The Student Centre
With the new Library Building plan, there is now potential room for a Student Centre in the Hall Building.
“The Space Plan” suggests Student Services, clubs and associations should be moved to the GM Building.
Students vote against a $2.50-per-credit increase for the Student Centre fee levy.
The Link reveals the site for the planned Student Centre is the Faubourg. A referendum is held and the Student Centre is voted down.
Looking in the archives, it’s evident the issue of student space at Concordia and the project of a student centre is nothing new.
Jan. 29, 1985: Plans for a new Student Centre on the Mezzanine of the Hall Building, due to the new Library Building plan freeing up space.
2000: “The Space Plan” suggests Student Services, clubs and associations to move from Hall Building to the GM Building. The student associations rebel, calling for a student centre between the GM and the future EV building.
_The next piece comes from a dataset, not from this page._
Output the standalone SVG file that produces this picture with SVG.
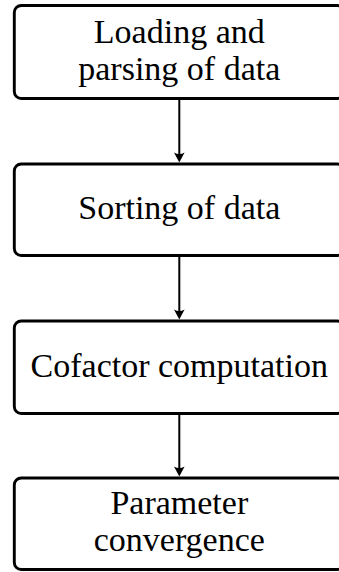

June 2003: The Concordia Student Union sends the Dean of Students a Space Plan Analysis for the Mezzanine, the Greening of the Hall Building Terrace—to be completed by August 2003. The budget for the mezzanine is $15,000 and the greening has a $10,000 budget. In other words, those four bench/planter hybrids you smoke and sit at are $10,000 worth of student space.
2003: The student body votes to institute a $1 per credit levy towards a student centre on the SGW campus.
May 29, 2009: After starting up the Student Centre project with a CSU/Admin working committee, former CSU president Keyana Kashfi signs an agreement with Concordia
March 2010: 72 per cent of Concordians vote against paying an additional $2.50 per credit to fund a Student Centre. No locations for the site of the centre are revealed by the CSU before the vote.
Nov. 2010: Sixty-nine per cent of voting students reject an increase to a staggered Student Centre fee levy. Over $7 million has been collected in fees to date. The Link reveals that the Faubourg shopping centre is the destination.
Throughout the Student Centre campaign, former CSU executives have been resolute that the building would give students greater decision-making power and autonomous ownership over our space.
But if you read the contract, it’s been made legally apparent how this space might actually work—the administration will retain 100 per cent control over it.
September 2011: The CSU council unanimously reject the Faubourg as a student centre. Council also voted to take the then $8-million-fund out of Concordia’s responsibility to Scotiabank.
October 2011: $160,000—the interest generated by the student centre fund in one year— is spent on a space study.
Today: The topic of the student centre is put back on the table by the CSU and reveal the results of a student space survey.